Carrying a Banamex-branded credit card could be considered cool in the Mexican capital. Here, Banamex card holders can cut in line for concert tickets and are even offered the opportunity to purchase seats for shows by performers like U2 and Madonna two days in advance of anyone else.
"We try to lead the entertainment dimension," Citi's CEO of global consumer banking and executive chairman of Latin America and Mexico, Manuel Medina-Mora, tells Latin Trade. "It is access- access to something special, to privileges, and that is the way you position your credit card business."
This approach is an example of the innovation in consumer banking that Medina-Mora has overseen in his native Mexico for years. This third-generation banker originally led Banamex, which was purchased by Citi in 2001, growing the venerable Mexican bank by concentrating on customer service and relationships.
It's also an approach he is attempting to extend throughout Citi, which has operations in more than 100 countries, and is coming back to a core philosophy: "Banking is not about transactions, it's about relationships," he says. "In Banamex we have always had a philosophy ... that banking has to be about relationships with our clients, that banking is client-centered."
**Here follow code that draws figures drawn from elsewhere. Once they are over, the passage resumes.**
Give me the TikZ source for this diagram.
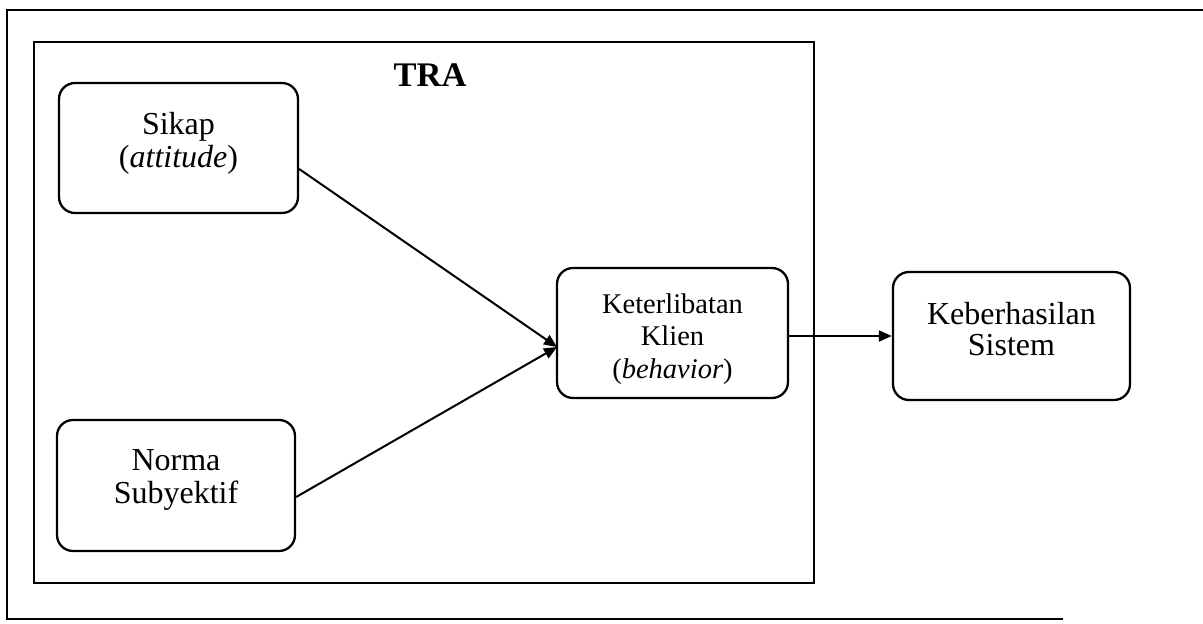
\documentclass[tikz,border=0pt]{standalone}
\usepackage{fontspec}
\setmainfont{Liberation Serif}
\usetikzlibrary{arrows.meta}
\tikzset{
  frame/.style={line width=2.3pt, line join=miter},
  rbox/.style={draw, line width=2.3pt, rounded corners=16pt, inner sep=0pt},
  conn/.style={line width=2pt, -{Triangle[length=13pt,width=11pt]}},
  txt/.style={align=center, anchor=base, inner sep=0pt},
}
\begin{document}
\begin{tikzpicture}[x=1pt,y=-1pt]
\useasboundingbox (0,0) rectangle (1203,624);
% outer frame (right side not shown)
\draw[frame] (1203,10) -- (7,10) -- (7,619) -- (1063,619);
% inner TRA frame
\draw[frame] (34,42) rectangle (814,583);
\node[txt, font=\fontsize{34.5}{38}\selectfont\bfseries] (tra) at (430,86) {TRA};
% boxes
\node[rbox, minimum width=239pt, minimum height=130pt] (sikap) at (178.5,148) {};
\node[rbox, minimum width=238pt, minimum height=131pt] (norma) at (176,485.5) {};
\node[rbox, minimum width=231pt, minimum height=130pt] (ket) at (672.5,333) {};
\node[rbox, minimum width=237pt, minimum height=128pt] (keb) at (1011.5,336) {};
% texts (anchor base = last line)
\node[txt, font=\fontsize{32}{33}\selectfont] (sikapT) at (178.5,167) {Sikap\\(\textit{attitude})};
\node[txt, font=\fontsize{32}{33}\selectfont] (normaT) at (176,503) {Norma\\Subyektif};
\node[txt, font=\fontsize{28.5}{32.5}\selectfont] (ketT) at (672.5,378) {Keterlibatan\\Klien\\(\textit{behavior})};
\node[txt, font=\fontsize{32}{31}\selectfont] (kebT) at (1011.5,355) {Keberhasilan\\Sistem};
% connectors
\coordinate (ketin) at (557,347);
\draw[conn] (sikap.east |- 0,169) -- (ketin);
\draw[conn] (norma.east |- 0,497) -- (ketin);
\draw[conn] (ket.east |- 0,336) -- (keb.west |- 0,336);
\end{tikzpicture}
\end{document}
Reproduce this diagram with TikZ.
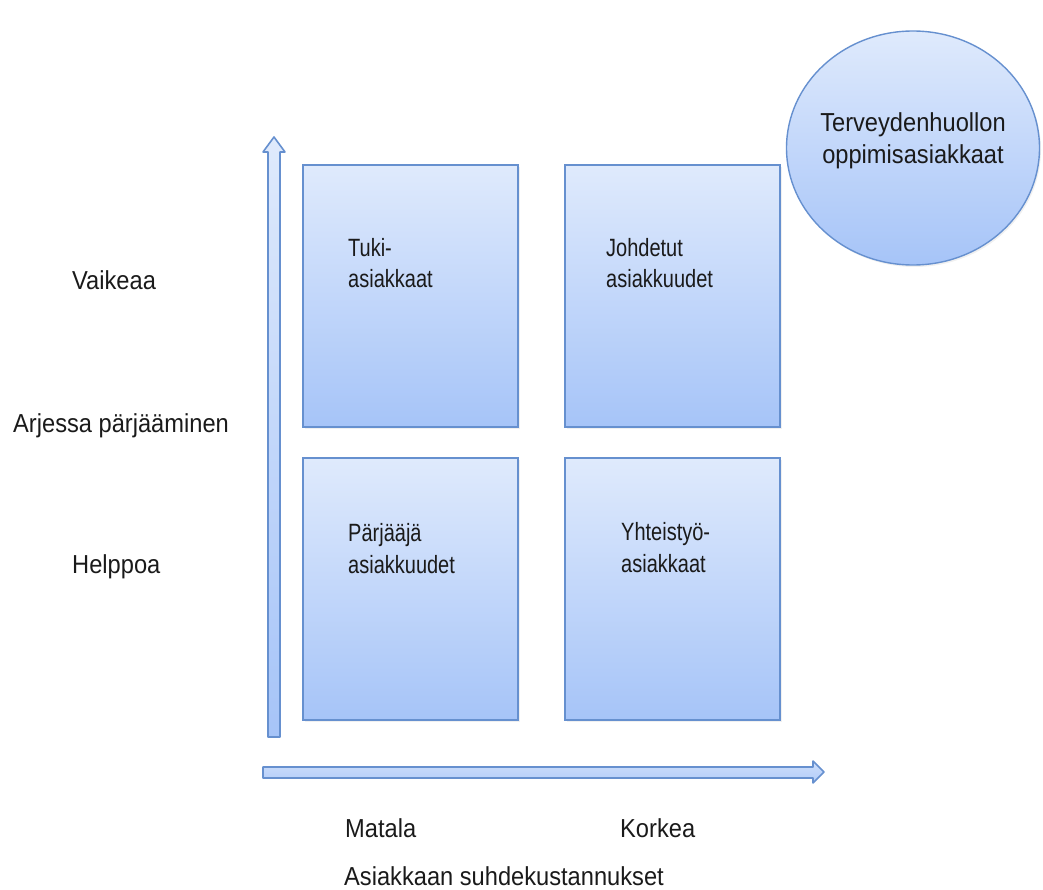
\documentclass[tikz,border=0pt]{standalone}
\usepackage{fontspec}
\setmainfont{Liberation Sans}[FakeStretch=0.91]
\newfontfamily\narrowsans{Liberation Sans}[FakeStretch=0.80]
\usetikzlibrary{shapes.geometric,shadows}
\definecolor{edge}{HTML}{6690CF}
\definecolor{filltop}{HTML}{DFEAFC}
\definecolor{fillbot}{HTML}{A6C4F8}
\definecolor{ink}{HTML}{1A1A1A}
\begin{document}
\begin{tikzpicture}[x=1pt,y=-1pt,
  quad/.style={draw=edge, line width=2pt, top color=filltop, bottom color=fillbot,
    minimum width=215pt, minimum height=262pt, inner sep=0pt, anchor=north west,
    drop shadow={opacity=0.12, shadow xshift=1.5pt, shadow yshift=-2pt}},
  lbl/.style={font=\fontsize{26}{32}\selectfont, text=ink, inner sep=0pt, align=left, anchor=base west},
  quadlbl/.style={lbl, font=\narrowsans\fontsize{25}{32}\selectfont},
  axisarrow/.style={draw=edge, line width=1.6pt, line join=round}]
\useasboundingbox (0,0) rectangle (1043,890);

% four quadrant boxes
\node[quad] (tl) at (302,164) {};
\node[quad] (tr) at (564,164) {};
\node[quad] (bl) at (302,457) {};
\node[quad] (br) at (564,457) {};

% labels inside the boxes (anchored on the baseline of their last line)
\node[quadlbl] (tlt) at (348,288) {Tuki-\\asiakkaat};
\node[quadlbl] (trt) at (606,288) {Johdetut\\asiakkuudet};
\node[quadlbl] (blt) at (348,573) {Pärjääjä\\asiakkuudet};
\node[quadlbl] (brt) at (621,572) {Yhteistyö-\\asiakkaat};

% vertical axis arrow
\draw[axisarrow, top color=filltop, bottom color=fillbot]
  (268,737) -- (268,152) -- (263,152) -- (274,137) -- (285,152) -- (280,152) -- (280,737) -- cycle;
% horizontal axis arrow
\draw[axisarrow, top color=filltop!70!fillbot, bottom color=fillbot!80!filltop]
  (263,767) -- (813,767) -- (813,761) -- (824,772) -- (813,783) -- (813,778) -- (263,778) -- cycle;

% circle in the corner
\node[ellipse, draw=edge, line width=1.4pt, top color=filltop, bottom color=fillbot,
  minimum width=253pt, minimum height=234pt, inner sep=0pt,
  drop shadow={opacity=0.12, shadow xshift=1.5pt, shadow yshift=-2pt}] (circ) at (913,148) {};
\node[lbl, anchor=base, align=center] (circt) at (913,164) {Terveydenhuollon\\oppimisasiakkaat};

% vertical axis texts
\node[lbl, anchor=base west] (vaik) at (72,290) {Vaikeaa};
\node[lbl, anchor=base west] (arj) at (13,432) {Arjessa pärjääminen};
\node[lbl, anchor=base west] (help) at (72,573) {Helppoa};

% horizontal axis texts
\node[lbl] (mat) at (345,837) {Matala};
\node[lbl] (kor) at (620,837) {Korkea};
\node[lbl] (asi) at (344,885) {Asiakkaan suhdekustannukset};
\end{tikzpicture}
\end{document}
Many banks had abandoned this attitude until the financial crisis forced them to rediscover old ways of doing business.
Medina-Mora cites two other trends in banking: digitalization and globalization, which he says Citi is also embracing. Banamex, for example, launched a digital transfer platform with cellular giant Telcel and Inbursa (both owned by Carlos Slim) to allow anyone with a mobile phone to access banking services. "It is probably much clearer in the consumer dimension," Medina-Mora says of digitalization. "But even in the corporate electronic banking, online banking has changed the way we do things ... in trading, in capital markets, in the way transactions are executed, in cash management, trade finance and supply-chain finance."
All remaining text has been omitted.